GIVEN REQUEST –
Exactly repeat the material, dropping every picture from the copy.

DATA SEGMENT –
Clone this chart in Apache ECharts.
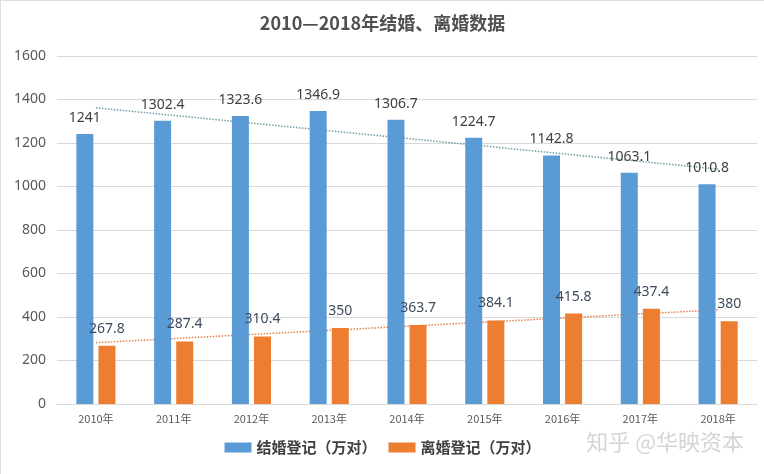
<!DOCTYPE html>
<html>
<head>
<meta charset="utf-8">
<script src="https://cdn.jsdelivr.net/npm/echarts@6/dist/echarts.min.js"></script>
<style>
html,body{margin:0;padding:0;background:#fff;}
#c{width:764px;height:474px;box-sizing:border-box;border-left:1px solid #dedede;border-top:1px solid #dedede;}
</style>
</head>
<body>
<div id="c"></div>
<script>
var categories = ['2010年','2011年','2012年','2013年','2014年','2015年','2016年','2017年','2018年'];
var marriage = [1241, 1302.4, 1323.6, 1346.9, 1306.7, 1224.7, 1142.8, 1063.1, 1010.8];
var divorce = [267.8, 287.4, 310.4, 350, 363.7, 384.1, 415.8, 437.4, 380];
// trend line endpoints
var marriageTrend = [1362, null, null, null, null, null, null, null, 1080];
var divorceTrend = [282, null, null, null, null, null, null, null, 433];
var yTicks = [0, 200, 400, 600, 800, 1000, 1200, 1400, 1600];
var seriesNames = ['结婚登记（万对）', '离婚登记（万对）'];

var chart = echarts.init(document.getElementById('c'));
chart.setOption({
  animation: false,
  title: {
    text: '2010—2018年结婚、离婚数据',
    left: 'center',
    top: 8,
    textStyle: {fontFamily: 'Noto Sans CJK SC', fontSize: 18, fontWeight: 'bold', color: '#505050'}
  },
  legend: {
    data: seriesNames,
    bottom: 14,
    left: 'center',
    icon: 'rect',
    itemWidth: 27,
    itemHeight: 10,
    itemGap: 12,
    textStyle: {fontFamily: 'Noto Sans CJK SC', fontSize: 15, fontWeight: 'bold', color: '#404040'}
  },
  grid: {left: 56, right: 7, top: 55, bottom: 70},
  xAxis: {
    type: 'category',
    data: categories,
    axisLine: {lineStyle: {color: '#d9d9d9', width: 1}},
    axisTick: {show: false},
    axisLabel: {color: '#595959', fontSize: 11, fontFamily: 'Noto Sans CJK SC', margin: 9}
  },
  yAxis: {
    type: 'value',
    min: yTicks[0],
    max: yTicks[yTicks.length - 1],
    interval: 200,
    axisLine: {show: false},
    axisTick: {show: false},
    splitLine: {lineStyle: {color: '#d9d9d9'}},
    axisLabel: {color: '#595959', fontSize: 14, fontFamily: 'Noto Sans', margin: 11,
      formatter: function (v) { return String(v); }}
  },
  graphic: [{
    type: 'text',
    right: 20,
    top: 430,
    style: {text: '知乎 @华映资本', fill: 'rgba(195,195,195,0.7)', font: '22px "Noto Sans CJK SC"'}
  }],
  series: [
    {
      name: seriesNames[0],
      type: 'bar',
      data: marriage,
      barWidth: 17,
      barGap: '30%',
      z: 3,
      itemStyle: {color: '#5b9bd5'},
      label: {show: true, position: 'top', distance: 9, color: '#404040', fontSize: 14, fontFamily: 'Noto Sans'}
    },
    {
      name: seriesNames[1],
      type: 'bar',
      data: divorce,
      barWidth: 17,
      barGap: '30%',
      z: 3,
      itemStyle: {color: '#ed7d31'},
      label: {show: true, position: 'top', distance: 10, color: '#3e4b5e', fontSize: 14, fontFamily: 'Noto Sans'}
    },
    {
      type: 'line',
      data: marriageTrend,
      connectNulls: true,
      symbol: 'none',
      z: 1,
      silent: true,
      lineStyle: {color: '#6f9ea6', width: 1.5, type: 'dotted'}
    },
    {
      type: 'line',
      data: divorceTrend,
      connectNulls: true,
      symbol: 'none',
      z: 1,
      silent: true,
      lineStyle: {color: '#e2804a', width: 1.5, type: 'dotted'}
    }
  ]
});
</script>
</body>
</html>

COMPLETED EXERCISE –
Clone this chart in Apache ECharts.
<!DOCTYPE html>
<html>
<head>
<meta charset="utf-8">
<script src="https://cdn.jsdelivr.net/npm/echarts@6/dist/echarts.min.js"></script>
<style>
html,body{margin:0;padding:0;background:#fff;}
#c{width:764px;height:474px;box-sizing:border-box;border-left:1px solid #dedede;border-top:1px solid #dedede;}
</style>
</head>
<body>
<div id="c"></div>
<script>
var categories = ['2010年','2011年','2012年','2013年','2014年','2015年','2016年','2017年','2018年'];
var marriage = [1241, 1302.4, 1323.6, 1346.9, 1306.7, 1224.7, 1142.8, 1063.1, 1010.8];
var divorce = [267.8, 287.4, 310.4, 350, 363.7, 384.1, 415.8, 437.4, 380];
// trend line endpoints
var marriageTrend = [1362, null, null, null, null, null, null, null, 1080];
var divorceTrend = [282, null, null, null, null, null, null, null, 433];
var yTicks = [0, 200, 400, 600, 800, 1000, 1200, 1400, 1600];
var seriesNames = ['结婚登记（万对）', '离婚登记（万对）'];

var chart = echarts.init(document.getElementById('c'));
chart.setOption({
  animation: false,
  title: {
    text: '2010—2018年结婚、离婚数据',
    left: 'center',
    top: 8,
    textStyle: {fontFamily: 'Noto Sans CJK SC', fontSize: 18, fontWeight: 'bold', color: '#505050'}
  },
  legend: {
    data: seriesNames,
    bottom: 14,
    left: 'center',
    icon: 'rect',
    itemWidth: 27,
    itemHeight: 10,
    itemGap: 12,
    textStyle: {fontFamily: 'Noto Sans CJK SC', fontSize: 15, fontWeight: 'bold', color: '#404040'}
  },
  grid: {left: 56, right: 7, top: 55, bottom: 70},
  xAxis: {
    type: 'category',
    data: categories,
    axisLine: {lineStyle: {color: '#d9d9d9', width: 1}},
    axisTick: {show: false},
    axisLabel: {color: '#595959', fontSize: 11, fontFamily: 'Noto Sans CJK SC', margin: 9}
  },
  yAxis: {
    type: 'value',
    min: yTicks[0],
    max: yTicks[yTicks.length - 1],
    interval: 200,
    axisLine: {show: false},
    axisTick: {show: false},
    splitLine: {lineStyle: {color: '#d9d9d9'}},
    axisLabel: {color: '#595959', fontSize: 14, fontFamily: 'Noto Sans', margin: 11,
      formatter: function (v) { return String(v); }}
  },
  graphic: [{
    type: 'text',
    right: 20,
    top: 430,
    style: {text: '知乎 @华映资本', fill: 'rgba(195,195,195,0.7)', font: '22px "Noto Sans CJK SC"'}
  }],
  series: [
    {
      name: seriesNames[0],
      type: 'bar',
      data: marriage,
      barWidth: 17,
      barGap: '30%',
      z: 3,
      itemStyle: {color: '#5b9bd5'},
      label: {show: true, position: 'top', distance: 9, color: '#404040', fontSize: 14, fontFamily: 'Noto Sans'}
    },
    {
      name: seriesNames[1],
      type: 'bar',
      data: divorce,
      barWidth: 17,
      barGap: '30%',
      z: 3,
      itemStyle: {color: '#ed7d31'},
      label: {show: true, position: 'top', distance: 10, color: '#3e4b5e', fontSize: 14, fontFamily: 'Noto Sans'}
    },
    {
      type: 'line',
      data: marriageTrend,
      connectNulls: true,
      symbol: 'none',
      z: 1,
      silent: true,
      lineStyle: {color: '#6f9ea6', width: 1.5, type: 'dotted'}
    },
    {
      type: 'line',
      data: divorceTrend,
      connectNulls: true,
      symbol: 'none',
      z: 1,
      silent: true,
      lineStyle: {color: '#e2804a', width: 1.5, type: 'dotted'}
    }
  ]
});
</script>
</body>
</html>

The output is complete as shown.